At the end of last month Christine Lagarde, Managing Director of the IMF, quoted Aristotle on the need for a personal sense of purpose to be linked to a social purpose. Speaking in the heart of the City at the annual World Traders’ Tacitus lecture she called for the financial sector to develop “broader social responsibility.”
She noted that Fintech is producing cheaper and more accessible products to drive an inclusion revolution; that a higher share of women on boards is correlated to more financial stability and sustainable growth; that the younger generations prefer to invest in financial instruments with social impact.
Today, achieving social cohesion in our societies is key. The widening of the net of financial and societal gains of the last forty years is essential to underpin democracy and sensible government.
How should the corporate and financial sector react? Here are four suggestions for companies already on this journey, and for those who are being left behind.

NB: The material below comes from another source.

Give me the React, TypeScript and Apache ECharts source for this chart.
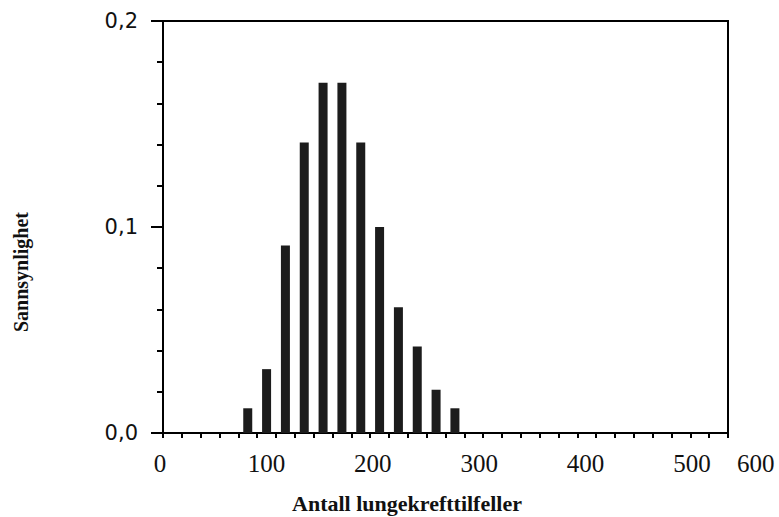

Add a dollop of emotion to any policy changes. Making the world a better place is no longer the monopoly of charitable bodies and starry-eyed university students. Company actions need to be marketed emotionally as well as financially, not least because so many experts have been found wanting and ‘facts’ are under attack from the echo
chamber of news.The audience is both internal and external. Millennials and Generation Z – those who are working for your company, those you want to be working for your company. Politicians – who after the financial crisis dare not mention the financial sector as a source of growth or responsible capitalism. Investors – often cited as a barrier to change, because of their short time horizons. They are altering as well, ranging from Black Rock Chief Executive Larry Fink’s 2018 letter to CEOs calling on them to make positive contributions to society, to a family office that handed nearly a billion dollars to a Swiss private bank with the proviso that the bank itself must have a sustainable culture or the money would be withdrawn.

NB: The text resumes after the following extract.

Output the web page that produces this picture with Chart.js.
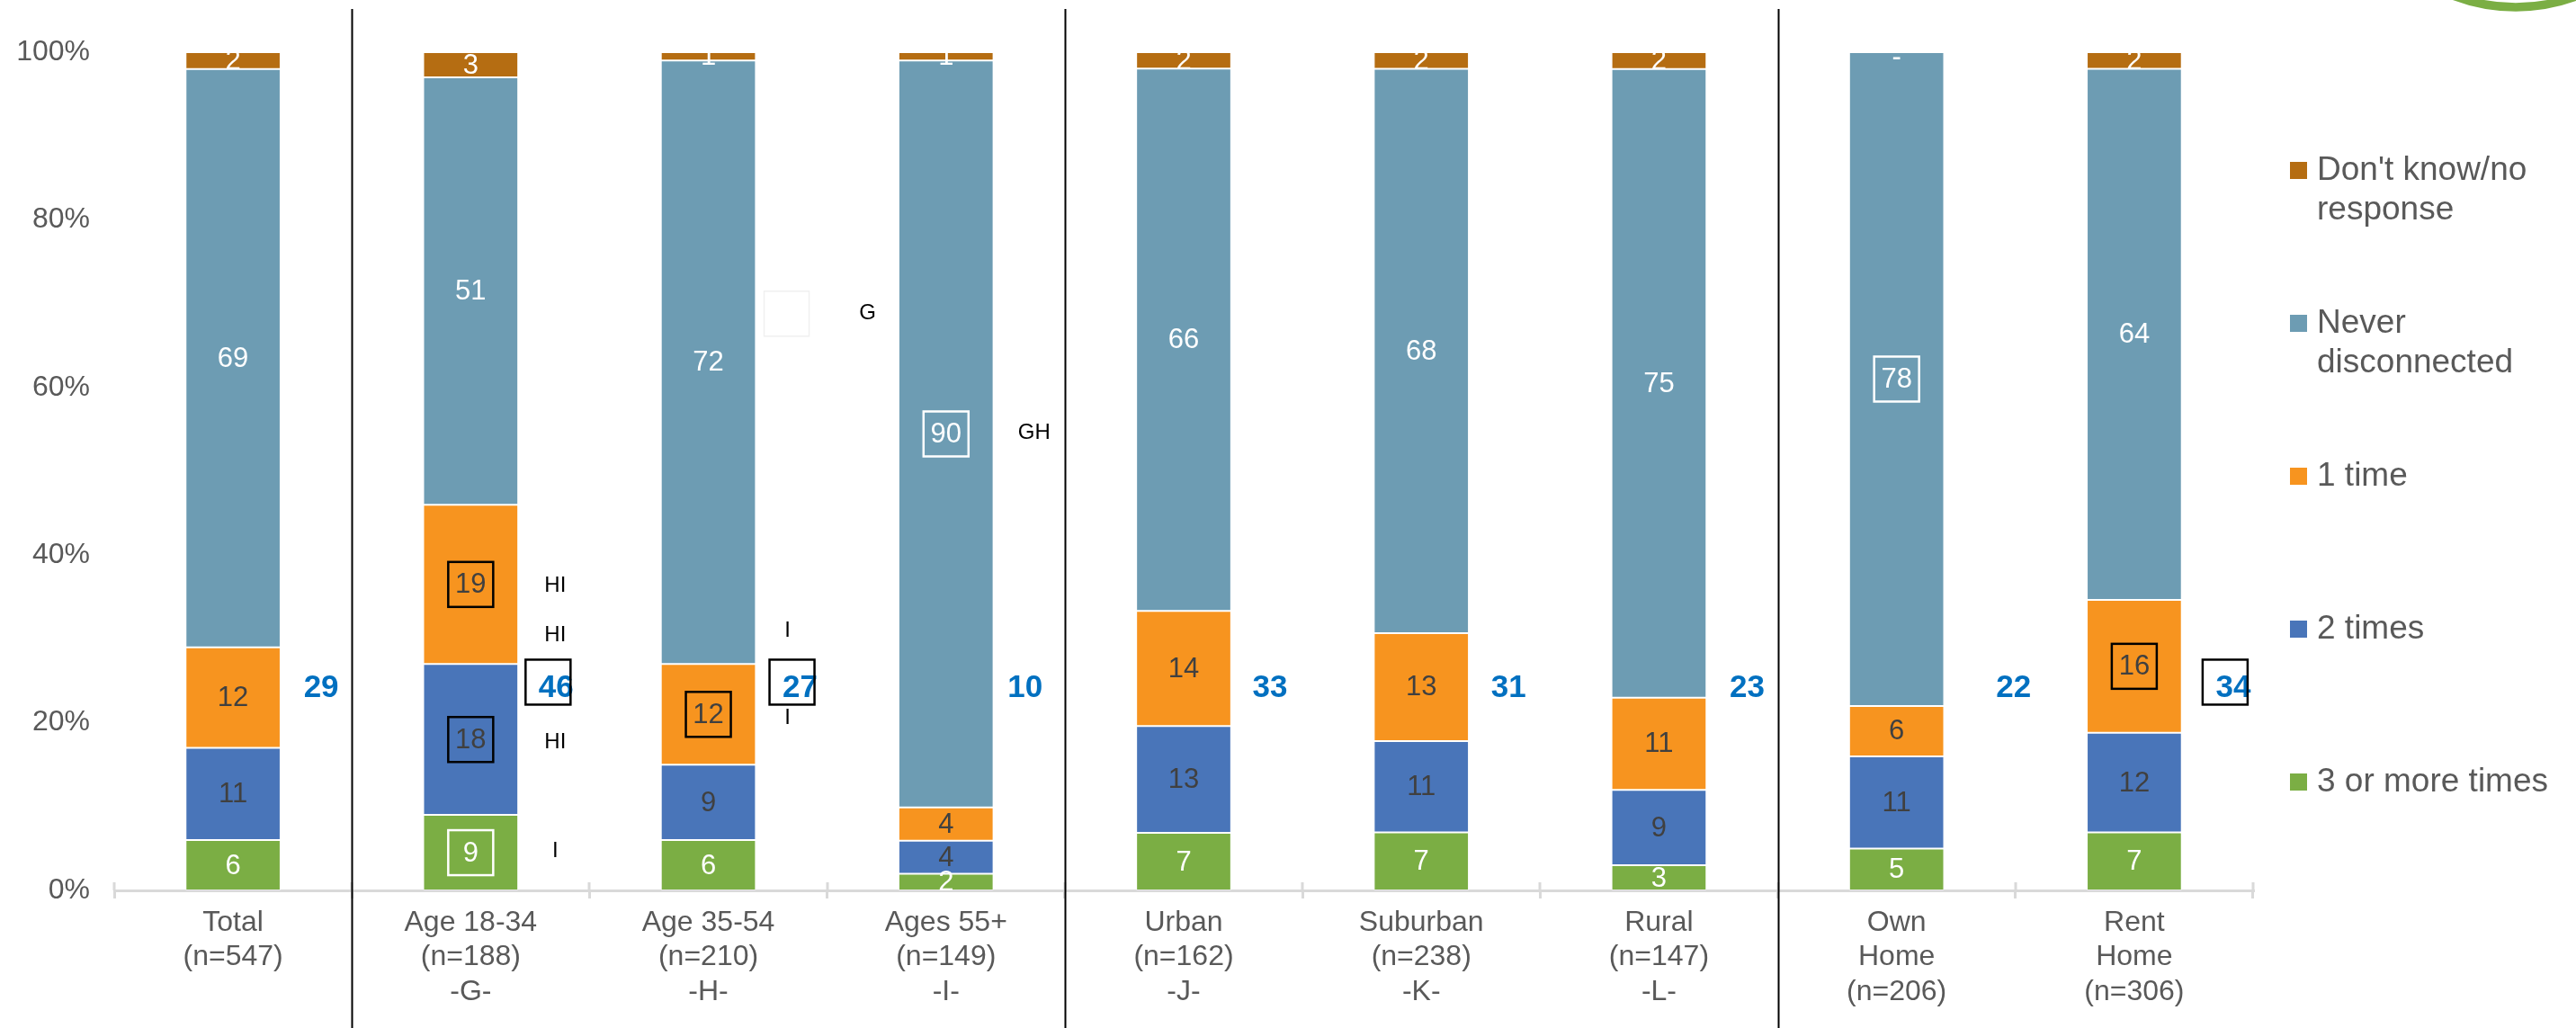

Be ahead of the curve by making clear that the costs involved in becoming sustainable are investments in growth opportunities. And that change cannot be immediate. Unilever is a much-cited and much-deserved, case in point. The consumer goods company proudly notes that on average it pays 27% corporate tax worldwide. It is very open about its shortcomings. For example, they overcame the innate contradiction in producing Vaseline, an extract of crude oil, by setting up a health initiative to send the crucial product plus health kits to disaster zones.
Diversity & Inclusion may sound like politically correct balderdash. Not true. Inclusion means creating an atmosphere where all can thrive and be themselves. This includes Black, Asian and minority ethnic (BAME), older workers and the white middle-aged men who form the backbone of the City and are wondering where they belong in this new world. Don’t leave them out.

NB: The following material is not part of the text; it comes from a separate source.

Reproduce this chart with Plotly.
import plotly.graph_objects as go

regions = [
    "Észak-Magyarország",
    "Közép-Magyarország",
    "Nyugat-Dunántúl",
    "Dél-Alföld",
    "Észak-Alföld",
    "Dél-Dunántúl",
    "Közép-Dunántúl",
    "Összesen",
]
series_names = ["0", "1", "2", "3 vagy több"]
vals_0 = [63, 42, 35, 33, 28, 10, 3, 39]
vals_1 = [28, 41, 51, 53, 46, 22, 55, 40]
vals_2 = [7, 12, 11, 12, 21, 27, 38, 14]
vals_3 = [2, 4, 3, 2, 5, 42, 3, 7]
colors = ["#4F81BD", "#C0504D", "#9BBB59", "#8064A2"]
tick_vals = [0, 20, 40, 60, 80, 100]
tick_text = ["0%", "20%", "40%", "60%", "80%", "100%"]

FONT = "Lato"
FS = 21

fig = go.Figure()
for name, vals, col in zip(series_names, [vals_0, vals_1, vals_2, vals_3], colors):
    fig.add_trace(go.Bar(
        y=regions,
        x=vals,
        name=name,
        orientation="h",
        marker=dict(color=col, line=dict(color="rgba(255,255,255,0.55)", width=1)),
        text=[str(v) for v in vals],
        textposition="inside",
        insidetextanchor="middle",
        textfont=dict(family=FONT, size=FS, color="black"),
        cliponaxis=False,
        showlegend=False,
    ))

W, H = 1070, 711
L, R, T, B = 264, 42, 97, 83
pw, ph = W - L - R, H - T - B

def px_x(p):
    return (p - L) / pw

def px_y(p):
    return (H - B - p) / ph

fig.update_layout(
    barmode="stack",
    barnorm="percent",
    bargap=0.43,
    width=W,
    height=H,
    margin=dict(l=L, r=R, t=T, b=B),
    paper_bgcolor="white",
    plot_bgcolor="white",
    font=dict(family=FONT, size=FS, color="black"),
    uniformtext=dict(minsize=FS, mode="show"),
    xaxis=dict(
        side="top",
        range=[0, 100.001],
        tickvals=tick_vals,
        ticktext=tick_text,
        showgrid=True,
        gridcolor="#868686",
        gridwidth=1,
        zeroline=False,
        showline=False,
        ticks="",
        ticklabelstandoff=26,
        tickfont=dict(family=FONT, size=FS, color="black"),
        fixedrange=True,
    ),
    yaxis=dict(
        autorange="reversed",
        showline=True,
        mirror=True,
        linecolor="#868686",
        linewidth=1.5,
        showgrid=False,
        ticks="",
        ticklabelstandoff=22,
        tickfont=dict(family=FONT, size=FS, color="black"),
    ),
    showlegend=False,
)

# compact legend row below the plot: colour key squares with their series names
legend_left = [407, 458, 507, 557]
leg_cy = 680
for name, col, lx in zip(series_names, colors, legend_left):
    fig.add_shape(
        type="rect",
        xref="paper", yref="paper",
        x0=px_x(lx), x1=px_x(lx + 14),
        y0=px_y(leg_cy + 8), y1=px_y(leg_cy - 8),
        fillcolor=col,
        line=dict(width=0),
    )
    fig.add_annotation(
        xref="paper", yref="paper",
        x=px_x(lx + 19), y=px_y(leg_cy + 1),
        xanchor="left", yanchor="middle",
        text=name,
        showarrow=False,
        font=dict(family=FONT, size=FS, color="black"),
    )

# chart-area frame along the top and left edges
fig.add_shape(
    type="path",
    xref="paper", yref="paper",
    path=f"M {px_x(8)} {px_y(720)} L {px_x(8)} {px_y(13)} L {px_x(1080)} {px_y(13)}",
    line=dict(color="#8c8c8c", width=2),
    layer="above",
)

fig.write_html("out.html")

Measure the impact of changes in diverse ways, such as lowering company risk, increasing well-being (an OECD-approved policy), helping achieve the UN’s Sustainable Development Goals and boosting employee loyalty. Stakeholders will all have a specific measure that engages them more than others.
To reach middle age and find yourself and your peers veering leftwards politically is a shock, not least because of that well-known phrase about a young person who isn’t a socialist hasn’t got a heart; an old person who is a socialist hasn’t got a head. But this isn’t socialism. It doesn’t mean voting for Jeremy Corbyn in the UK or Bernie Sanders in the US. It doesn’t mean throwing profits and return on equity out the window.
It does mean marrying private and public ethics. The divide in the moral codes between home and business is over. In the words of Christine Lagarde, the financial industry can be economically rewarding and ethically right.